At the height of the Inca Empire, around 50,000 people from outside the city would gather, bearing gifts and offerings to present to the Inca elite. In order to participate, they needed to have fasted for nine days. This was followed by nine days of great banquets and feasting on roasted meats and corn loaves. Chicha de jora (fermented corn drink) ran like rivers of laughter, and participants would chew coca leaves, so as to not get too drunk.
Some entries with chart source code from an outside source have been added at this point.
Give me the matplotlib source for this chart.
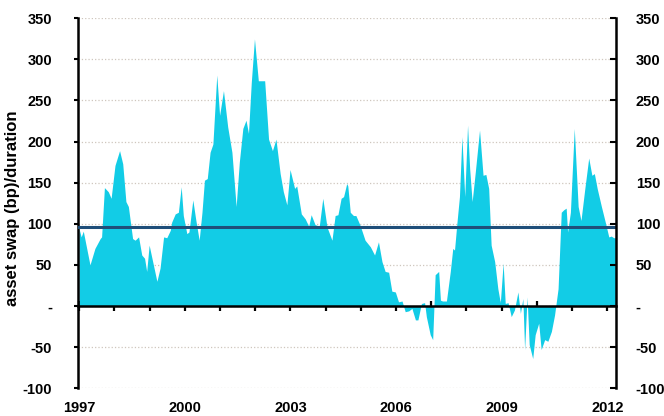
import matplotlib
matplotlib.use('Agg')
import matplotlib.pyplot as plt
import numpy as np

plt.rcParams['font.family'] = ['Liberation Sans', 'DejaVu Sans']

# dates as decimal years, values in bp/duration
dates = [
    1997.00, 1997.06, 1997.12, 1997.31, 1997.45, 1997.60, 1997.64, 1997.72, 1997.83, 1997.91,
    1998.02, 1998.15, 1998.24, 1998.33, 1998.40, 1998.52, 1998.59, 1998.69, 1998.78, 1998.86,
    1998.92, 1998.99, 1999.21, 1999.30, 1999.40, 1999.49, 1999.59, 1999.63, 1999.73, 1999.82,
    1999.90, 1999.96, 2000.06, 2000.12, 2000.23, 2000.31, 2000.41, 2000.49, 2000.56, 2000.64,
    2000.72, 2000.80, 2000.91, 2000.99, 2001.10, 2001.22, 2001.34, 2001.46, 2001.55, 2001.65,
    2001.74, 2001.81, 2001.89, 2001.98, 2002.09, 2002.27, 2002.38, 2002.49, 2002.59, 2002.71,
    2002.80, 2002.90, 2002.99, 2003.12, 2003.18, 2003.31, 2003.42, 2003.52, 2003.59, 2003.70,
    2003.82, 2003.92, 2004.04, 2004.18, 2004.27, 2004.35, 2004.44, 2004.51, 2004.60, 2004.63,
    2004.70, 2004.79, 2004.86, 2004.98, 2005.12, 2005.27, 2005.39, 2005.50, 2005.60, 2005.69,
    2005.79, 2005.88, 2005.98, 2006.07, 2006.17, 2006.26, 2006.36, 2006.45, 2006.55, 2006.62,
    2006.72, 2006.81, 2006.86, 2006.97, 2007.04, 2007.11, 2007.21, 2007.26, 2007.32, 2007.43,
    2007.54, 2007.61, 2007.66, 2007.73, 2007.80, 2007.87, 2007.95, 2008.03, 2008.09, 2008.16,
    2008.25, 2008.37, 2008.47, 2008.55, 2008.63, 2008.70, 2008.80, 2008.89, 2008.96, 2009.04,
    2009.10, 2009.18, 2009.27, 2009.36, 2009.46, 2009.53, 2009.60, 2009.65, 2009.72, 2009.78,
    2009.88, 2009.95, 2010.05, 2010.12, 2010.22, 2010.31, 2010.41, 2010.50, 2010.60, 2010.69,
    2010.76, 2010.83, 2010.87, 2010.95, 2011.06, 2011.17, 2011.25, 2011.36, 2011.47, 2011.56,
    2011.63, 2011.71, 2011.83, 2011.94, 2012.04, 2012.11, 2012.18, 2012.25,
]
values = [
    94, 84, 91, 50, 70, 82, 84, 144, 139, 131,
    171, 189, 173, 127, 121, 82, 80, 84, 62, 58,
    42, 74, 30, 46, 84, 83, 92, 102, 112, 114,
    145, 110, 88, 90, 129, 106, 80, 114, 153, 155,
    187, 197, 281, 232, 262, 218, 187, 121, 175, 216,
    226, 210, 272, 325, 274, 274, 203, 189, 203, 161,
    139, 123, 166, 143, 146, 112, 106, 97, 111, 99,
    97, 131, 96, 80, 110, 111, 131, 133, 149, 146,
    114, 110, 110, 98, 80, 72, 62, 78, 54, 42,
    41, 18, 17, 5, 6, -7, -6, -3, -17, -17,
    3, 4, -13, -35, -41, 38, 42, 7, 6, 6,
    42, 70, 68, 102, 133, 206, 133, 220, 167, 127,
    163, 214, 159, 160, 143, 74, 54, 21, 4, 52,
    3, 4, -13, -5, 17, -9, 9, -53, 11, -47,
    -64, -35, -21, -53, -41, -43, -31, -11, 21, 114,
    117, 119, 90, 114, 216, 121, 104, 143, 180, 159,
    161, 143, 121, 102, 84, 85, 83, 83,
]
average = 96

y_ticks = [-100, -50, 0, 50, 100, 150, 200, 250, 300, 350]
y_labels = ['-100', '-50', '-', '50', '100', '150', '200', '250', '300', '350']
year_labels = [1997, 2000, 2003, 2006, 2009, 2012]

fig = plt.figure(figsize=(6.64, 4.16), dpi=100)
ax = fig.add_axes([0.118, 0.067, 0.810, 0.889])

ax.fill_between(dates, 0, values, color='#12cce6', linewidth=0, zorder=2)
ax.axhline(average, color='#1f4e79', lw=2.2, zorder=3)

ax.set_xlim(1996.98, 2012.25)
ax.set_ylim(-100, 350)

# grid
ax.set_yticks(y_ticks)
ax.set_yticklabels(y_labels)
ax.grid(axis='y', linestyle=':', color='#cfc6bd', lw=0.9, zorder=1)
ax.set_axisbelow(True)

# x-axis sits on the zero line, year labels at the bottom
ax.spines['bottom'].set_position(('data', 0))
ax.spines['bottom'].set_linewidth(1.8)
ax.spines['bottom'].set_zorder(4)
ax.spines['top'].set_visible(False)
ax.spines['right'].set_visible(False)
ax.spines['left'].set_linewidth(1.8)
ax.set_xticks(range(1997, 2013))
ax.tick_params(axis='x', direction='inout', length=7, width=1.6, labelbottom=False)
ax.tick_params(axis='y', direction='out', length=3, width=1.5, pad=16,
               labelsize=10.5)
for lab in ax.get_yticklabels():
    lab.set_fontweight('bold')

sec = ax.secondary_xaxis('bottom')
sec.spines['bottom'].set_visible(False)
sec.set_xticks(year_labels)
sec.tick_params(length=0, pad=9, labelsize=10.5)
for lab in sec.get_xticklabels():
    lab.set_fontweight('bold')

ax2 = ax.twinx()
ax2.set_ylim(-100, 350)
ax2.set_yticks(y_ticks)
ax2.set_yticklabels(y_labels)
for s in ['top', 'left', 'bottom']:
    ax2.spines[s].set_visible(False)
ax2.spines['right'].set_linewidth(1.8)
ax2.tick_params(axis='y', direction='in', length=4, width=1.5, pad=14, labelsize=10.5)
for lab in ax2.get_yticklabels():
    lab.set_fontweight('bold')

ax.set_ylabel('asset swap (bp)/duration', fontsize=12, fontweight='bold')
ax.yaxis.set_label_coords(-0.108, 0.487)

fig.savefig('out.png', dpi=100)
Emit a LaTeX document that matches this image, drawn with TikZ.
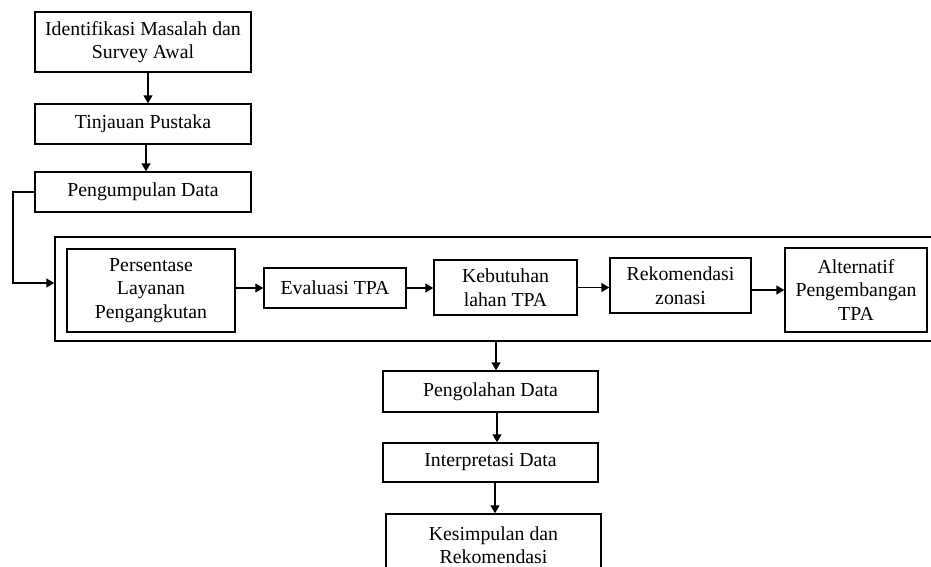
\documentclass[tikz,border=0pt]{standalone}
\usepackage{fontspec}
\setmainfont{Liberation Serif}
\usetikzlibrary{arrows.meta}
\begin{document}
\begin{tikzpicture}[x=1pt,y=-1pt,
  box/.style={draw, line width=1.4pt, align=center, inner sep=0pt,
    font=\fontsize{19.8}{23.5}\selectfont},
  arr/.style={line width=1.4pt, -{Triangle[length=8pt,width=9pt]}}]
\clip (0,0) rectangle (931,567);
\node[box, minimum width=216, minimum height=60] (b1) at (143,42) {Identifikasi Masalah dan\\Survey Awal};
\node[box, minimum width=216, minimum height=40] (b2) at (143,124) {Tinjauan Pustaka};
\node[box, minimum width=216, minimum height=40] (b3) at (143,192) {Pengumpulan Data};
\node[box, minimum width=895, minimum height=104] (frame) at (502.5,289) {};
\node[box, minimum width=168, minimum height=83] (p1) at (151,290.5) {Persentase\\Layanan\\Pengangkutan};
\node[box, minimum width=142, minimum height=40] (p2) at (335,288) {Evaluasi TPA};
\node[box, minimum width=143, minimum height=55] (p3) at (505.5,287.5) {Kebutuhan\\lahan TPA};
\node[box, minimum width=141, minimum height=55] (p4) at (680.5,285.5) {Rekomendasi\\zonasi};
\node[box, minimum width=142, minimum height=84] (p5) at (856,290) {Alternatif\\Pengembangan\\TPA};
\node[box, minimum width=215, minimum height=41] (q1) at (490.5,391.5) {Pengolahan Data};
\node[box, minimum width=215, minimum height=39] (q2) at (490.5,462.5) {Interpretasi Data};
\node[box, minimum width=215, minimum height=62] (q3) at (493.5,545) {Kesimpulan dan\\Rekomendasi};
\coordinate (lc) at (13,283);
\draw[arr] ([xshift=5pt]b1.south) -- ([xshift=5pt]b2.north);
\draw[arr] ([xshift=3pt]b2.south) -- ([xshift=3pt]b3.north);
\draw[arr] (b3.west) -| (lc) -- (lc -| frame.west);
\draw[arr] (p1.east |- p2.center) -- (p2.west);
\draw[arr] (p2.east) -- (p2.east -| p3.west);
\draw[arr] (p3.east) -- (p3.east -| p4.west);
\draw[arr] (p4.east |- p5.center) -- (p5.west);
\draw[arr] ([xshift=5.5pt]q1.north |- frame.south) -- ([xshift=5.5pt]q1.north);
\draw[arr] ([xshift=6.5pt]q1.south) -- ([xshift=6.5pt]q2.north);
\draw[arr] ([xshift=4.5pt]q2.south) -- ([xshift=1.5pt]q3.north);
\end{tikzpicture}
\end{document}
Spanish Suppression and 20th Century Restoration

In the early 16th century, the vast Inca Empire began to crumble. From 1524-1526, a smallpox epidemic brought to Central America by the Spanish wiped out huge numbers of natives, including both the ruler and his heir. Spanish conquistador Francisco Pizarro and his brothers then invaded in 1532, seeking gold and riches. Over the next several decades, the Spanish quashed native uprisings and established Cusco as the seat of their Spanish colony. Catholicism was declared the official faith and the annual Inti Raymi festival became a source of tension. Finally, in 1572 Viceroy Toledo forbade what the Spanish considered a pagan celebration.

It wasn’t until the 20th century that this lost Inca rite was restored. In 1944, Faustino Espinoza Navarro, founding member of the Peruvian Academy of the Quechua Language, brought Inti Raymi back to life. He salvaged texts from the Royal Commentaries, written by Garcilaso de la Vega in 1612, and studied fragments dealing with the ancient Inti Raymi ceremony. He created the first play based on it. “I wrote the script for 600 actors and had the privilege of playing the first Inca, a role I assumed with great pride for 14 years consecutively,” said Espinoza. Nowadays, the ceremony is actually celebrated every June 24th, both in the city of Cusco and in indigenous communities all over Peru.

On the actual day of Inti Raymi, the ceremony begins on the site of the ancient Coriaconcha, the holy of holies of what was theTemple of the Sun (now built over by the Santo Domingo Church). An invocation to the Sun is given by the Sapa Inca in the square, as he calls for a blessing from the Sun. Following this, he is carried on a golden throne in a procession to the fortress of Sacsayhuaman. Following him come the high priests in ceremonial robes, then officials of the court, and others resplendent in elaborate costumes with gold and silver ornaments.

The drama continues with speeches by priests representing the Suyos, the three levels of existence: Snake for the world below, Puma for the life on earth, and Condor for the upper world of the gods. A sacred Coca leaf reading is consulted to divine the future of the empire, and a ceremonial fire is rekindled. In a very realistic moment, the high priest (apparently) sacrifices a white llama, holding up its heart in honor of Pachamama. This ensures the fertility of the earth when combined with the light and warmth of the sun… to ensure a bountiful crop for the next cycle.

Each year, more than 150,000 colorfully dressed natives take place in these events. The booming drums, eerie panpipes and blaring horns, all pre-Hispanic instruments, send a chill up your spine as you look in wonder, feeling like you have just stepped out of a time machine. This is a day to recapture the spirit and values of their ancestors, a celebration of cultural pride. Consider yourself fortunate indeed if you have the chance to witness this incredible event yourself.